In this episode of Adventures in Blockchain the panel discusses privacy in the blockchain. Privacy is a hot topic right now in the blockchain world and is an issue that a lot of people are trying to solve. This is a problem in both public and private blockchains.
Bruno starts by addressing the misconception that private blockchains mean that your data is private. He explains that that private means that you are taking control of the infrastructure and maintenance of the blockchain. Privacy is possible in public and private blockchains. Bruno corrects these misconceptions by describing the blockchain as a large database and just like in any other database you need to be careful in securing your data.
The main problem in the blockchain is that anyone on the network can see what you are doing. Bruno explains how zero-knowledge proofs can help. Zk-SNARK’s or Zero-Knowledge Succinct Non-Interactive Argument of Knowledge help you know when you have a valid transaction without actually having to run it. The panel talks about what this means for privacy.
The panel takes a step back to define public and private blockchains. Public blockchains, such as Ethereum and Bitcoin are run and maintained by the public. Public blockchains are not ideal for business who need to keep certain data secure. Private blockchains work better for business because a large corporation can run and maintain its own blockchain. They use permissions to control who in their corporation can see what in their blockchain, while the public has no access to their blockchain.
The panel gives advice on how to know if a blockchain is the best solution for your needs. They warn that even those blockchain is new and shiny is not everything should be put on a blockchain. Start by deciding if you need a blockchain and then what you want from your blockchain.
The pros and cons of blockchain implementation are considered. The centralized element of private blockchains makes them less secure while public blockchains are very secure. Private blockchains don’t have the same monetary incentive for maintenance. Privacy and throughput of public blockchains are cons that are seeing some improvement.

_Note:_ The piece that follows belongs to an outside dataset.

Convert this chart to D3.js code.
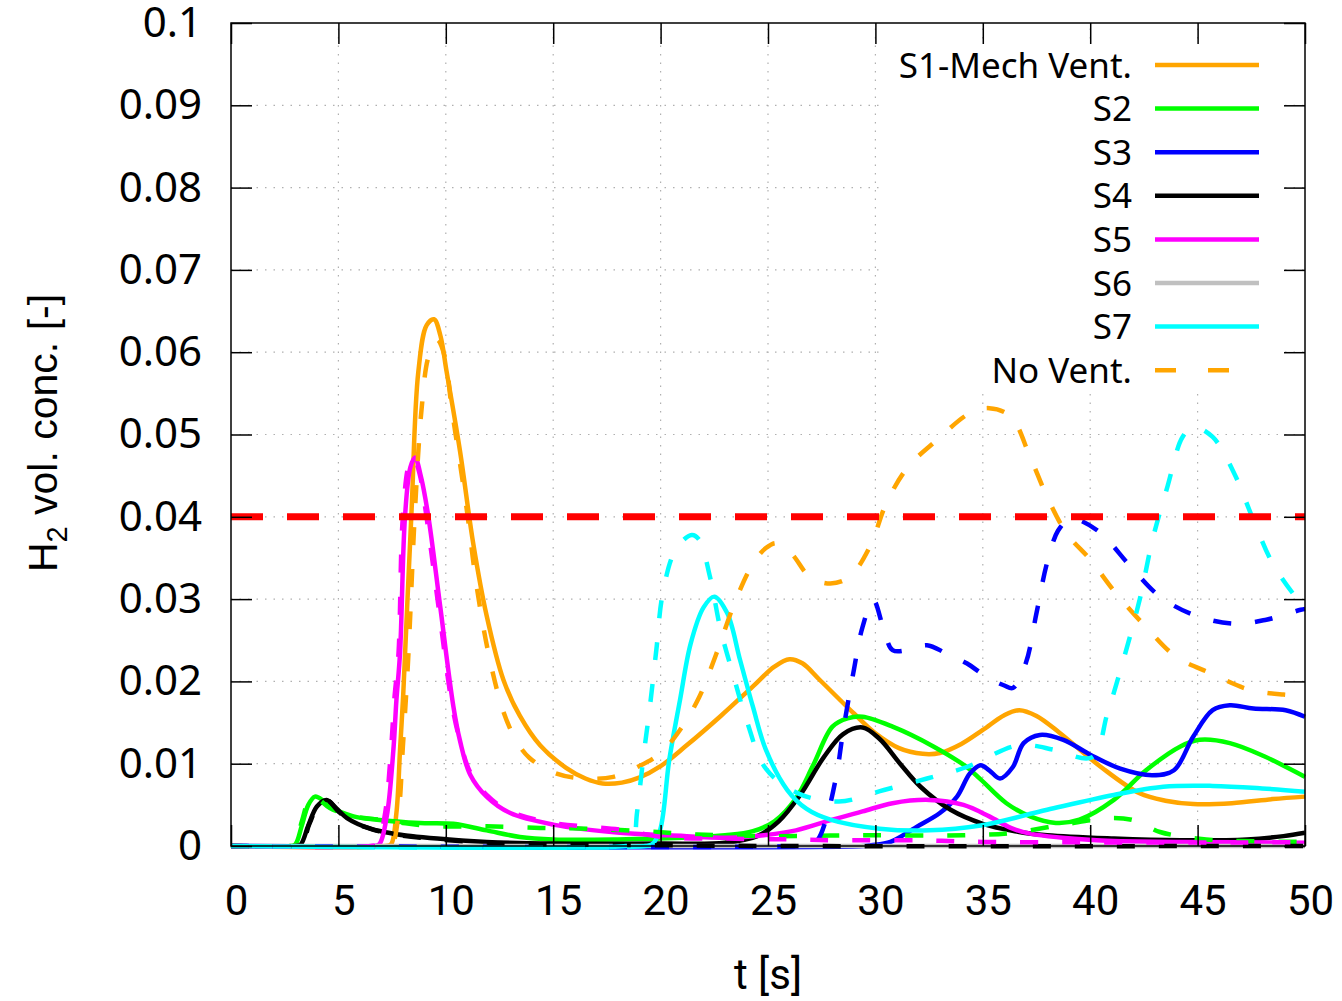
<!DOCTYPE html>
<html><head><meta charset="utf-8">
<script src="https://cdn.jsdelivr.net/npm/d3@7"></script>
<style>body{margin:0;background:#fff;} svg{display:block}</style>
</head><body><svg id="c" width="1342" height="1001"></svg>
<script>
const xTicks=[0,5,10,15,20,25,30,35,40,45,50];
const yTicks=[0,0.01,0.02,0.03,0.04,0.05,0.06,0.07,0.08,0.09,0.1];
const yTickLabels=["0","0.01","0.02","0.03","0.04","0.05","0.06","0.07","0.08","0.09","0.1"];
const legendLabels=["S1-Mech Vent.","S2","S3","S4","S5","S6","S7","No Vent."];
const threshold=[[0,0.04],[50,0.04]];

const s1=[[0,0],[7.2,0],[7.45,0.0002],[7.7,0.004],[7.87,0.0117],[8.02,0.0185],[8.2,0.029],[8.41,0.041],[8.72,0.0576],[9.11,0.0633],[9.45,0.064],[9.75,0.062],[10.04,0.0576],[10.66,0.048],[11.28,0.0367],[11.9,0.028],[12.68,0.0202],[13.45,0.0158],[14.4,0.0122],[15.6,0.0095],[16.5,0.0082],[17.3,0.0076],[18.2,0.0077],[19,0.0083],[20,0.0097],[21.2,0.0122],[22.8,0.0158],[24.3,0.0194],[25.3,0.0218],[26,0.0227],[26.6,0.0222],[27.4,0.0202],[29,0.0161],[30,0.0137],[31.1,0.0119],[32.2,0.0112],[33,0.0113],[34,0.0124],[35,0.0141],[36,0.0159],[36.7,0.0165],[37.5,0.0158],[38.6,0.0137],[40.5,0.0096],[42.3,0.0064],[43.5,0.0055],[44.8,0.0051],[46.6,0.0052],[48.5,0.0057],[50,0.006]];
const s2=[[0,0],[2.8,0],[3.0,0.0002],[3.3,0.0025],[3.6,0.005],[3.91,0.006],[4.3,0.0055],[4.6,0.0048],[5.7,0.0036],[6.8,0.0032],[8.8,0.0028],[10.35,0.0027],[11.9,0.0019],[13.45,0.0011],[15,0.0008],[18,0.0008],[21,0.001],[23,0.0013],[24.3,0.0018],[25.3,0.003],[26.3,0.0058],[27.1,0.0098],[28,0.0145],[28.7,0.0155],[29.4,0.0157],[30.8,0.0145],[32.7,0.0121],[34.25,0.0096],[34.9,0.0081],[36.1,0.0052],[37.2,0.0036],[38.4,0.0028],[39.5,0.0032],[41.1,0.0056],[42.6,0.0092],[44.2,0.0121],[45.1,0.0129],[46.5,0.0125],[48.1,0.0109],[50,0.0084]];
const s3=[[0,0],[29.5,0],[29.8,0.0001],[30.7,0.0005],[31.9,0.0023],[33.0,0.004],[33.8,0.006],[34.4,0.0088],[34.9,0.0098],[35.3,0.0092],[35.8,0.0082],[36.4,0.0096],[36.9,0.0125],[37.66,0.0135],[38.75,0.0129],[40,0.0111],[41.4,0.0094],[42.9,0.0086],[43.9,0.0092],[44.8,0.0133],[45.7,0.0165],[46.5,0.0171],[47.6,0.0167],[49.1,0.0165],[50,0.0157]];
const s4=[[0,0],[3.0,0],[3.25,0.0002],[3.6,0.0025],[4.0,0.0048],[4.45,0.0056],[4.9,0.0046],[5.4,0.0034],[6.5,0.0021],[7.55,0.0015],[9.6,0.0009],[11.9,0.0005],[15,0.0003],[20,0.0003],[23,0.0004],[24.5,0.0012],[25.5,0.003],[26.5,0.0062],[27.6,0.0108],[28.5,0.0136],[29.4,0.0144],[30.2,0.013],[31.15,0.01],[32.1,0.0072],[33.5,0.0044],[35,0.0027],[36.5,0.0018],[38,0.0013],[41.1,0.0009],[44.2,0.0007],[47.3,0.0008],[49,0.0012],[50,0.0016]];
const s5=[[0,0],[6.6,0],[6.9,0.0002],[7.25,0.0036],[7.56,0.0117],[7.7,0.0177],[7.87,0.0235],[8.1,0.04],[8.35,0.046],[8.57,0.0472],[8.85,0.0448],[9.19,0.04],[9.73,0.0293],[10.35,0.017],[10.66,0.0128],[11.13,0.0087],[11.9,0.006],[13,0.004],[15,0.0026],[18.1,0.0016],[20.4,0.0013],[23.2,0.001],[24.8,0.0013],[26.3,0.0019],[28,0.0032],[29.4,0.0042],[30.8,0.0052],[32.5,0.0056],[34.1,0.005],[35.3,0.0036],[36.3,0.0022],[37.2,0.0015],[40.3,0.0007],[44.2,0.0005],[50,0.0004]];
const s6=[[0,0],[50,0]];
const s7=[[0,0],[19.3,0],[19.6,0.0002],[19.97,0.0019],[20.4,0.0104],[20.9,0.0177],[21.4,0.0246],[22.0,0.029],[22.5,0.0303],[23.1,0.0283],[23.7,0.0226],[24.3,0.0169],[24.9,0.0117],[25.9,0.0068],[26.8,0.0045],[27.9,0.0032],[30.2,0.0021],[32.5,0.0019],[34.9,0.0025],[38,0.0044],[41.1,0.0062],[43.4,0.0072],[45.7,0.0073],[48,0.007],[50,0.0066]];

const s1nv=[[0,0],[7.2,0],[7.5,0.0002],[7.8,0.004],[8.0,0.012],[8.25,0.0228],[8.57,0.041],[8.88,0.0533],[9.2,0.0595],[9.6,0.0615],[9.95,0.0595],[10.27,0.0533],[10.97,0.041],[11.44,0.0315],[12.06,0.0225],[12.7,0.0162],[13.3,0.0127],[13.9,0.0107],[15.16,0.0088],[16.5,0.0082],[17.8,0.0084],[19,0.0097],[20,0.0113],[20.9,0.0141],[21.8,0.0181],[22.6,0.0234],[23.5,0.0299],[24.3,0.0343],[24.9,0.0362],[25.4,0.0368],[26.1,0.0355],[26.95,0.0327],[27.9,0.0319],[28.8,0.0327],[29.75,0.0364],[30.5,0.0416],[31.5,0.046],[32.85,0.0493],[34.4,0.0526],[35.3,0.0532],[36.3,0.0522],[37.2,0.0473],[38.0,0.0424],[38.9,0.038],[40,0.0348],[41.2,0.0307],[42.6,0.0266],[44,0.023],[45.6,0.021],[47.4,0.019],[49,0.0184],[50,0.0183]];
const s2nv=[[0,0],[2.8,0],[3.0,0.0002],[3.3,0.003],[3.7,0.0058],[4.1,0.0056],[4.6,0.0046],[5.7,0.0036],[6.9,0.0032],[8,0.0028],[9.4,0.0024],[11.9,0.0024],[14.4,0.0022],[16.56,0.0021],[19.2,0.0018],[21.7,0.0014],[24.8,0.0012],[29.4,0.0013],[34.1,0.0013],[36.4,0.0016],[38.75,0.0026],[41.1,0.0034],[42.2,0.003],[43.25,0.0017],[45.4,0.0008],[47,0.0006],[50,0.0005]];
const s3nv=[[0,0],[26.6,0],[26.9,0.0001],[27.3,0.0007],[27.7,0.0032],[28.2,0.0088],[28.5,0.014],[28.97,0.021],[29.4,0.0266],[29.9,0.0299],[30.4,0.0262],[30.8,0.0238],[31.5,0.0238],[32.4,0.0244],[33.3,0.0234],[34.25,0.0222],[35.2,0.0205],[36,0.0195],[36.4,0.0192],[37.0,0.0222],[37.5,0.0283],[38.0,0.0345],[38.5,0.0383],[39.05,0.0398],[39.5,0.0396],[40.5,0.038],[41.9,0.0339],[43.25,0.0303],[44.8,0.0281],[46.7,0.027],[48.2,0.0275],[49.8,0.0287],[50,0.0288]];
const s4nv=[[0,0],[3.0,0],[3.3,0.0002],[3.65,0.0027],[4.1,0.005],[4.5,0.0055],[5,0.0042],[5.6,0.003],[6.6,0.002],[7.6,0.0014],[9.6,0.0008],[12,0.0004],[15,0.0002],[20,0.0001],[25,0],[50,0]];
const s5nv=[[0,0],[6.5,0],[6.8,0.0002],[7.15,0.0036],[7.45,0.0117],[7.6,0.0177],[7.8,0.0235],[8.0,0.04],[8.3,0.0465],[8.5,0.0472],[8.8,0.045],[9.1,0.04],[9.65,0.0293],[10.3,0.017],[10.66,0.0128],[11.13,0.009],[11.9,0.0062],[13,0.0042],[15,0.0028],[18.1,0.002],[20.1,0.0011],[23,0.0009],[26,0.0008],[28,0.0007],[32,0.0007],[35,0.0005],[50,0.00045]];
const s7nv=[[0,0],[18.4,0],[18.7,0.0002],[18.9,0.004],[19.2,0.0108],[19.5,0.0169],[19.8,0.0238],[20.1,0.0307],[20.7,0.036],[21.45,0.0378],[21.8,0.0372],[22.3,0.0327],[22.8,0.0262],[23.4,0.0206],[24.0,0.0153],[24.9,0.0094],[26.4,0.0064],[28.3,0.0054],[30.4,0.0068],[32.4,0.0082],[34.25,0.0096],[36.4,0.0121],[37.3,0.0122],[38.3,0.0117],[40.1,0.0108],[40.8,0.0161],[41.5,0.0222],[42.3,0.0299],[42.9,0.0372],[43.6,0.0437],[44.3,0.0497],[44.8,0.0509],[45.7,0.0497],[46.7,0.0453],[47.6,0.0396],[48.5,0.0343],[49.8,0.0295],[50,0.029]];

const C={orange:"#ffa500",green:"#00ff00",blue:"#0000ff",black:"#000000",magenta:"#ff00ff",gray:"#c0c0c0",cyan:"#00ffff",red:"#ff0000"};

const L=231,R=1305,T=23,B=846;
const x=d3.scaleLinear().domain([0,50]).range([L,R]);
const y=d3.scaleLinear().domain([0,0.1]).range([B,T]);
const svg=d3.select("#c");

// grid
const g=svg.append("g").attr("stroke","#b0b0b0").attr("stroke-width",1.2).attr("stroke-dasharray","1.5,7");
g.selectAll(".gx").data(xTicks.slice(1,-1)).join("line").attr("x1",d=>x(d)).attr("x2",d=>x(d)).attr("y1",B).attr("y2",T);
g.selectAll(".gy").data(yTicks.slice(1,-1)).join("line").attr("y1",d=>y(d)).attr("y2",d=>y(d)).attr("x1",L).attr("x2",R);

// opaque key box
svg.append("rect").attr("x",885).attr("y",45).attr("width",395).attr("height",347).attr("fill","#fff");

const line=d3.line().x(d=>x(d[0])).y(d=>y(d[1])).curve(d3.curveCatmullRom.alpha(0.5));
const solids=[[s1,C.orange],[s2,C.green],[s3,C.blue],[s4,C.black],[s5,C.magenta],[s6,C.gray],[s7,C.cyan]];
const dashed=[[s1nv,C.orange],[s2nv,C.green],[s3nv,C.blue],[s4nv,C.black],[s5nv,C.magenta],[s7nv,C.cyan]];
const pg=svg.append("g").attr("fill","none").attr("stroke-linejoin","round");
solids.forEach(([d,c])=>pg.append("path").attr("d",line(d)).attr("stroke",c).attr("stroke-width",4.5));
dashed.forEach(([d,c])=>pg.append("path").attr("d",line(d)).attr("stroke",c).attr("stroke-width",4.5).attr("stroke-dasharray","18,24"));
pg.append("path").attr("d",d3.line().x(d=>x(d[0])).y(d=>y(d[1]))(threshold)).attr("stroke",C.red).attr("stroke-width",7).attr("stroke-dasharray","32,24");

// axes
function style(sel){sel.select(".domain").remove();sel.selectAll("line").attr("stroke","#000").attr("stroke-width",1.5);}
svg.append("g").attr("transform",`translate(${L},0)`).call(d3.axisLeft(y).tickValues(yTicks).tickFormat((d,i)=>yTickLabels[i]).tickSize(-21).tickPadding(29)).call(style)
  .selectAll("text").attr("font-family","'Noto Sans'").attr("font-size",42).attr("fill","#000");
svg.append("g").attr("transform",`translate(${R},0)`).call(d3.axisRight(y).tickValues(yTicks).tickFormat("").tickSize(-21)).call(style);
svg.append("g").attr("transform",`translate(0,${T})`).call(d3.axisTop(x).tickValues(xTicks).tickFormat("").tickSize(-21)).call(style);
svg.append("g").attr("transform",`translate(0,${B})`).call(d3.axisBottom(x).tickValues(xTicks).tickFormat(d3.format("d")).tickSize(-21).tickPadding(39)).call(style)
  .selectAll("text").attr("font-family","Roboto").attr("font-size",42).attr("fill","#000").attr("dx",5);
svg.append("rect").attr("x",L).attr("y",T).attr("width",R-L).attr("height",B-T).attr("fill","none").attr("stroke","#000").attr("stroke-width",1.5);

// titles
svg.append("text").attr("x",768).attr("y",989).attr("text-anchor","middle").attr("font-family","Roboto").attr("font-size",42).text("t [s]");
const yt=svg.append("text").attr("transform","translate(57,433) rotate(-90)").attr("text-anchor","middle").attr("font-family","'Liberation Sans'").attr("font-size",41);
yt.append("tspan").text("H");
yt.append("tspan").attr("font-size",29).attr("dy",10).text("2");
yt.append("tspan").attr("dy",-10).text(" vol. conc. [-]");

// legend
const legColors=[C.orange,C.green,C.blue,C.black,C.magenta,C.gray,C.cyan,C.orange];
const lg=svg.append("g");
legendLabels.forEach((t,i)=>{
  const yy=65+i*43.6;
  lg.append("text").attr("x",1132).attr("y",yy).attr("dy","0.36em").attr("text-anchor","end").attr("font-family","'Noto Sans'").attr("font-size",35).text(t);
  const ln=lg.append("line").attr("x1",1155).attr("x2",1259).attr("y1",yy).attr("y2",yy).attr("stroke",legColors[i]).attr("stroke-width",4.5);
  if(i===7) ln.attr("stroke-dasharray","21,32");
});
</script></body></html>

The issue of sending digital currency privately is getting close to being solved. Roman Storm built a dapp, tornado cash, that allows a roundabout way to achieve that anonymity in achieving private cryptocurrency transactions. It allows cryptocurrency to be placed in a mixer, a type of smart contract, along with other users that when pulled back out is no longer traceable back to the user.
The panel gets a little sidetracked off of privacy for a minute as they discuss experimenting with new use cases for blockchain. They discuss the Dubai smart city project. The implications the blockchains may have in the voting systems or medical records. With blockchain still being young, there are a lot of unexplored avenues that could benefit from the blockchain.
Gregory considers the adoption rate of the blockchain and cryptocurrency’s effect on the world. People are using cryptocurrency to send funds internationally. The financial world is working hard to keep up by lowering wire transfer rates. The panel wonders what killer app needs to be made to drive adoption forward. Gregory talks about decentralized finance apps that get users competitive interest rate on cryptocurrency, better privacy, and faster transfer speed. Bruno considers how regulations that prevent testing are slowing progress in blockchain experimentation.